I hope by 'handwritten' you don't literally mean pen and paper?
Back when I was doing my BSc in Software Engineering, we had a teacher who did her Data Structure and Algorithms exams with pen and paper. On one of them, she basically wrote 4 coding problems (which would be solved in 4 short ~30 LOC).
We had to write the answer with pen and paper, writing the whole program in C. And the teacher would score it by transcribing the verbatim text in her computer, and if it had one single error (missed semicolon) or didn't compile for some reason, the whole thing was considered wrong (each question was 25% of the exam score)
I remember I got 1 wrong (missed semicolon :( ) and got a 75% (1-100 pointing system). It's crazy how we were able to do that sort of thing in the old days.
We definitely exercised our attention to detail and concentration muscles with that teacher.
Yeah, this is absurd. And if you have poor handwriting, the chances of "syntax errors" goes up.
My above comment is getting downvoted, and it's honestly a bit baffling. I'd be furious if I were paying tens of thousands of dollars to receive a university-level education in software engineering in 2025... and I had to write programs with pen and paper. It is so far detached from the reality of, not only the industry, but the practice itself, so as to be utterly absurd.
I graduated in 2018 from a university where writing exams by hand was standard practice. We weren't punished if syntax wasn't correct character-by-character, only if the ideas we were attempting to convey in the message were fundamentally incorrect.
I have incredibly terrible handwriting and recall of specific syntax was difficult, but I wasn't punished terribly for either of those faults.
Already in 2018, almost everyone was cheating on typed assignments, "helping" each other with homeworks, and a significant portion of kids were abusing stimulants to get by. Exams were typically 70-80% of your grade. Now, when I speak with current students at that university and as I observed first-hand in 2020, when they went remote and generally relaxed standards and processes, how the quality of the instruction and the quality of the resulting "educated" students has fallen off the face of a cliff.

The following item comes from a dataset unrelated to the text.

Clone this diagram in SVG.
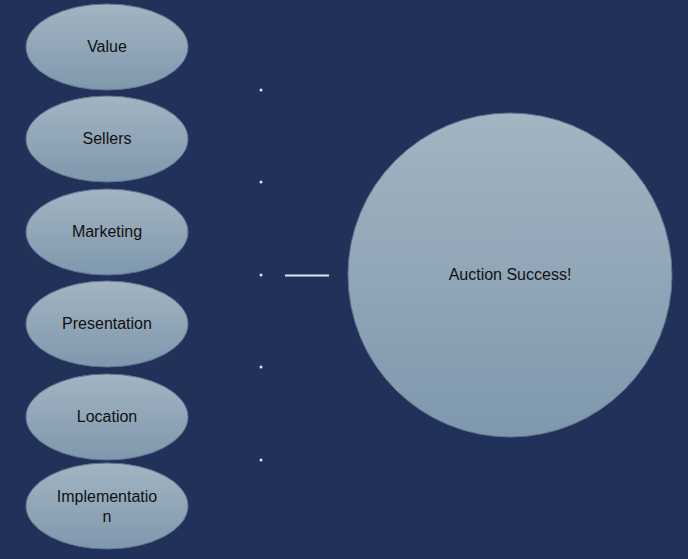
<svg xmlns="http://www.w3.org/2000/svg" width="688" height="559" viewBox="0 0 688 559">
<style>
.n{fill:url(#g);stroke:#5f7590;stroke-width:1}
.t{font-family:"Liberation Sans",Arial,sans-serif;font-size:16px;fill:#111;text-anchor:middle}
.d{fill:#dfe6ee}
</style>
<defs>
<linearGradient id="g" x1="0" y1="0" x2="0" y2="1">
<stop offset="0" stop-color="#a3b4c2"/><stop offset="1" stop-color="#7f98ad"/>
</linearGradient>
</defs>
<rect width="688" height="559" fill="#22315a"/>
<g id="connectors">
<circle class="d" cx="261" cy="90" r="1.5"/>
<circle class="d" cx="261" cy="182" r="1.5"/>
<circle class="d" cx="261" cy="275" r="1.5"/>
<circle class="d" cx="261" cy="367" r="1.5"/>
<circle class="d" cx="261" cy="460" r="1.5"/>
<line x1="285" y1="275.5" x2="329" y2="275.5" stroke="#dfe6ee" stroke-width="2"/>
</g>
<g id="value"><ellipse class="n" cx="107" cy="47" rx="81" ry="43"/><text class="t" x="107" y="52">Value</text></g>
<g id="sellers"><ellipse class="n" cx="107" cy="139" rx="81" ry="43"/><text class="t" x="107" y="144">Sellers</text></g>
<g id="marketing"><ellipse class="n" cx="107" cy="232" rx="81" ry="43"/><text class="t" x="107" y="237">Marketing</text></g>
<g id="presentation"><ellipse class="n" cx="107" cy="324" rx="81" ry="43"/><text class="t" x="107" y="329">Presentation</text></g>
<g id="location"><ellipse class="n" cx="107" cy="417" rx="81" ry="43"/><text class="t" x="107" y="422">Location</text></g>
<g id="implementation"><ellipse class="n" cx="107" cy="506" rx="81" ry="43"/><text class="t" x="107" y="502">Implementatio</text><text class="t" x="107" y="522">n</text></g>
<g id="success"><circle class="n" cx="510" cy="275" r="162"/><text class="t" x="510" y="280">Auction Success!</text></g>
</svg>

I'd be furious if I were paying tens of thousands of dollars to receive a university-level education in software engineering in 2025 and I had no educator willing to put their foot down and stop myself and my peers from faking the fact that we know anything indicating that we deserve the degree. What's a degree worth when nobody is willing to do the work required and lay down the tough love necessary to actually educate you?

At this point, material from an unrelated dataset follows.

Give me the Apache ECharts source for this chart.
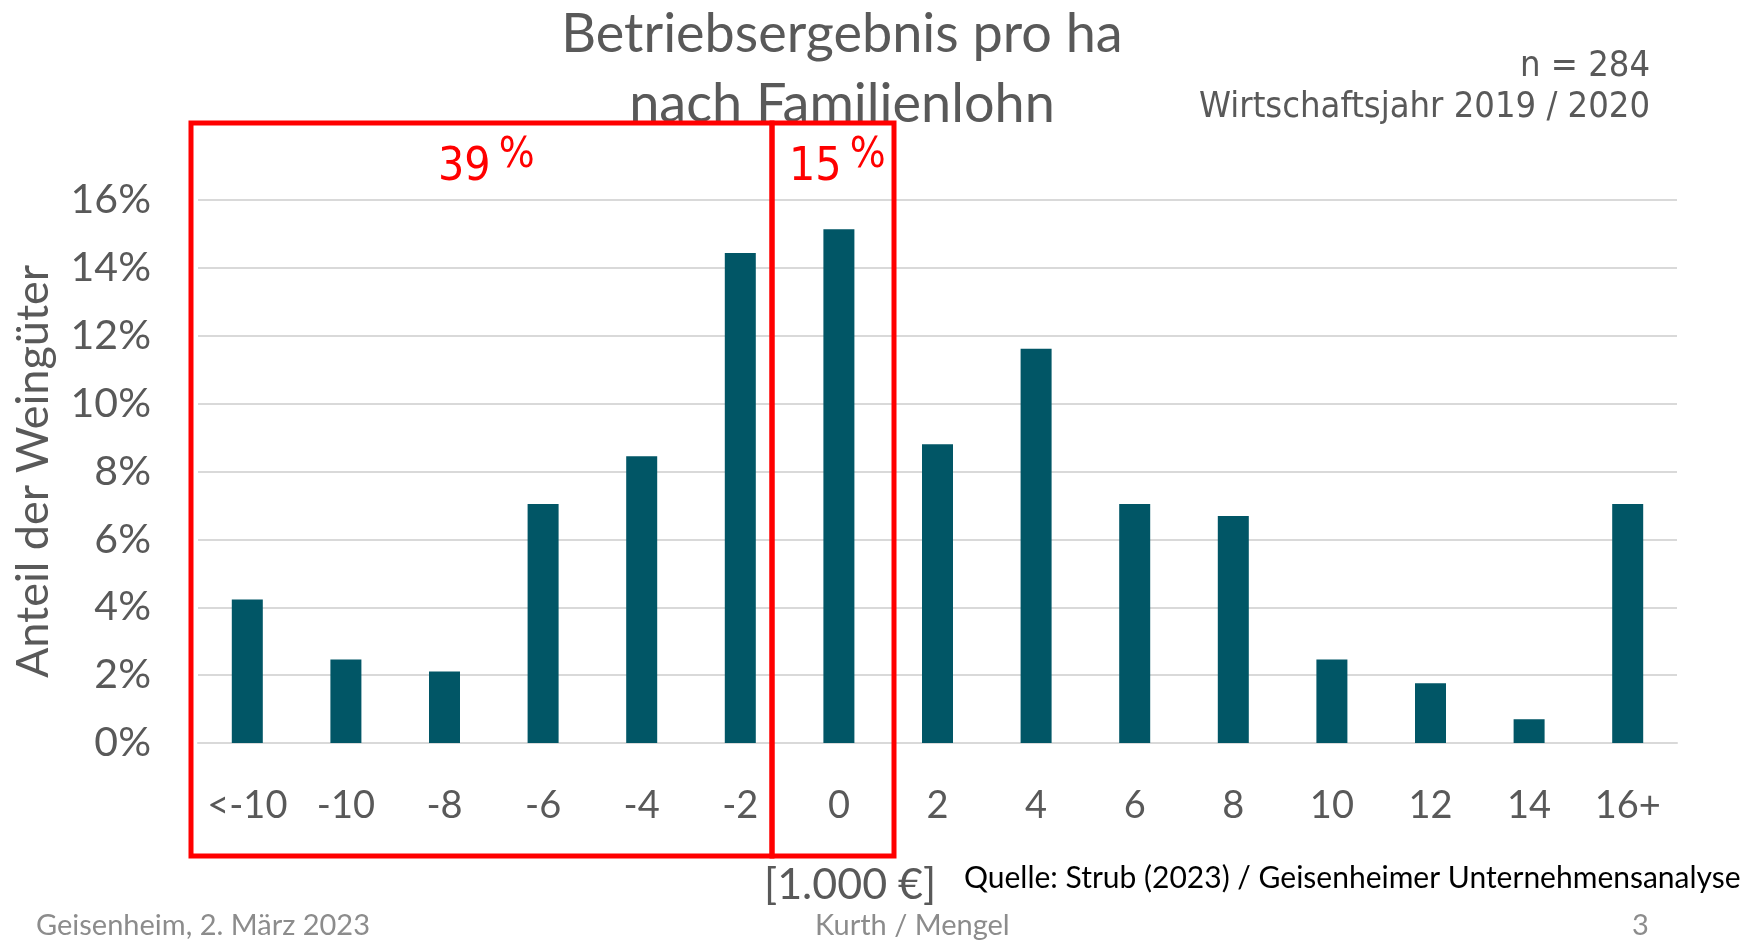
<!DOCTYPE html>
<html>
<head>
<meta charset="utf-8">
<script src="https://cdn.jsdelivr.net/npm/echarts/dist/echarts.min.js"></script>
<style>
html,body{margin:0;padding:0;background:#fff;}
#chart{width:1754px;height:941px;}
</style>
</head>
<body>
<div id="chart"></div>
<script>
// Data (Anteil der Weingüter in %, n = 284)
const categories = ['<-10', '-10', '-8', '-6', '-4', '-2', '0', '2', '4', '6', '8', '10', '12', '14', '16+'];
const shares = [4.23, 2.46, 2.11, 7.04, 8.45, 14.44, 15.14, 8.80, 11.62, 7.04, 6.69, 2.46, 1.76, 0.70, 7.04];
const yTicks = [0, 2, 4, 6, 8, 10, 12, 14, 16];
const groupLabels = ['39', '15'];
const titleText = 'Betriebsergebnis pro ha\nnach Familienlohn';
const sampleText = 'n = 284';
const yearText = 'Wirtschaftsjahr 2019 / 2020';
const unitText = '[1.000 €]';
const sourceText = 'Quelle: Strub (2023) / Geisenheimer Unternehmensanalyse';
const footerLeft = 'Geisenheim, 2. März 2023';
const footerMid = 'Kurth / Mengel';
const footerRight = '3';

const FONT = 'Lato, "Open Sans", sans-serif';
const NARROW = '"Liberation Sans Narrow", "DejaVu Sans Condensed", sans-serif';
const GREY = '#595959';
const RED = '#ff0000';

const chart = echarts.init(document.getElementById('chart'));
chart.setOption({
  backgroundColor: '#ffffff',
  animation: false,
  title: {
    text: titleText,
    left: 837,
    textAlign: 'center',
    top: -5,
    textStyle: {fontFamily: FONT, fontSize: 54, fontWeight: 'normal', color: GREY, lineHeight: 70}
  },
  grid: {left: 198, right: 77, top: 200, bottom: 198, containLabel: false, outerBoundsMode: 'none'},
  xAxis: {
    type: 'category',
    data: categories,
    axisLine: {show: true, lineStyle: {color: '#d9d9d9', width: 2}},
    axisTick: {show: false},
    axisLabel: {interval: 0, fontFamily: FONT, fontSize: 38, color: GREY, margin: 44}
  },
  yAxis: {
    type: 'value',
    min: yTicks[0],
    max: yTicks[yTicks.length - 1],
    interval: 2,
    name: 'Anteil der Weingüter',
    nameLocation: 'middle',
    nameGap: 142,
    nameRotate: 90,
    nameTextStyle: {fontFamily: FONT, fontSize: 45, color: GREY},
    axisLine: {show: false},
    axisTick: {show: false},
    splitLine: {lineStyle: {color: '#d9d9d9', width: 2}},
    axisLabel: {fontFamily: FONT, fontSize: 41, color: GREY, margin: 47, formatter: '{value}%'}
  },
  series: [{
    type: 'bar',
    data: shares,
    barWidth: 31,
    itemStyle: {color: '#015666'}
  }],
  graphic: [
    {type: 'text', right: 104, top: 49, style: {text: sampleText, font: '36px ' + NARROW, fill: GREY, textAlign: 'right'}},
    {type: 'text', right: 104, top: 90, style: {text: yearText, font: '36px ' + NARROW, fill: GREY, textAlign: 'right'}},
    // red annotation boxes
    {type: 'rect', z: 100, shape: {x: 191, y: 123, width: 581, height: 733}, style: {fill: 'none', stroke: RED, lineWidth: 5}},
    {type: 'rect', z: 100, shape: {x: 772, y: 123, width: 122, height: 733}, style: {fill: 'none', stroke: RED, lineWidth: 5}},
    {type: 'text', z: 101, left: 438, top: 135, style: {text: '{n|' + groupLabels[0] + '}{p|%}', rich: {n: {fontFamily: NARROW, fontSize: 46, fill: RED, verticalAlign: 'bottom'}, p: {fontFamily: NARROW, fontSize: 42, fill: RED, padding: [0, 0, 14, 8]}}}},
    {type: 'text', z: 101, left: 789, top: 135, style: {text: '{n|' + groupLabels[1] + '}{p|%}', rich: {n: {fontFamily: NARROW, fontSize: 46, fill: RED, verticalAlign: 'bottom'}, p: {fontFamily: NARROW, fontSize: 42, fill: RED, padding: [0, 0, 14, 8]}}}},
    {type: 'text', left: 764, top: 864, style: {text: unitText, font: '43px ' + FONT, fill: GREY}},
    {type: 'text', left: 964, top: 863, style: {text: sourceText, font: '30px ' + FONT, fill: '#000000'}},
    {type: 'text', left: 36, top: 911, style: {text: footerLeft, font: '29px ' + FONT, fill: '#8c8c8c'}},
    {type: 'text', left: 815, top: 911, style: {text: footerMid, font: '29px ' + FONT, fill: '#8c8c8c'}},
    {type: 'text', left: 1632, top: 911, style: {text: footerRight, font: '29px ' + FONT, fill: '#8c8c8c'}}
  ]
});
</script>
</body>
</html>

No, you don't write code by hand. Maybe pseudo-code, analize some given code or you have to specify the general architecture for a system. But in other courses, for example operating systems, networks, distributed systems you have to answer questions like "when udp is the right choice over tcp?", "what kind of problems are associated with pagination?", "what are vector clocks?", etc., using pen and paper.
The professor is not actually compiling your code, the idea is to know whether you can pseudo code a solution, of course.

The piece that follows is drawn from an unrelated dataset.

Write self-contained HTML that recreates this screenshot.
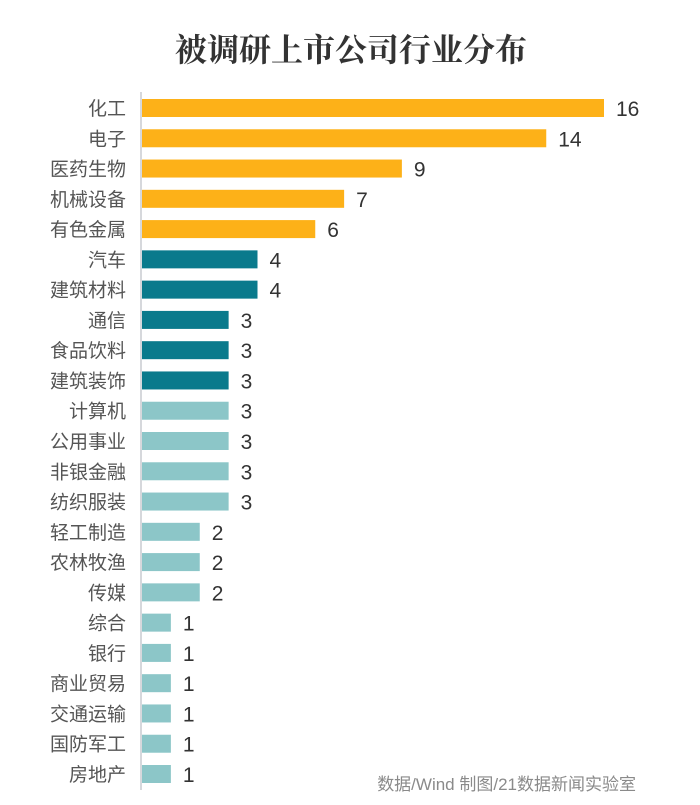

> if it had one single error (missed semicolon) or didn't compile for some reason, the whole thing was considered wrong
From GP
That's exceedingly rare I imagine, and stupid.
I had to hand-write 90% of my programming exams. Nobody cared about semicolons, they cared if your algorithm worked. You didn't even really need to program in C, just something that looked close enough.
Yes, pen and paper. The approach is to pseudocode the solution, minor syntax errors aren’t punished (and indeed are generally expected anyway). The point is to simply show that you understand and can work through the concepts involved, it’s not being literally compiled.
Writing a small algorithm with pen & paper on programming exams in universities of all sizes was still common when I was in uni in the 2010s and there’s no reason to drop that practice now.
Small algorithms, sure.
Outside of algorithms courses, the practice has diminishing practicality.
I once had to write a filesystem driver for a code, and it ended up being a little less than a thousand lines of C. I’m happy I didn’t need to do that on paper, it would have had limited value to my learning.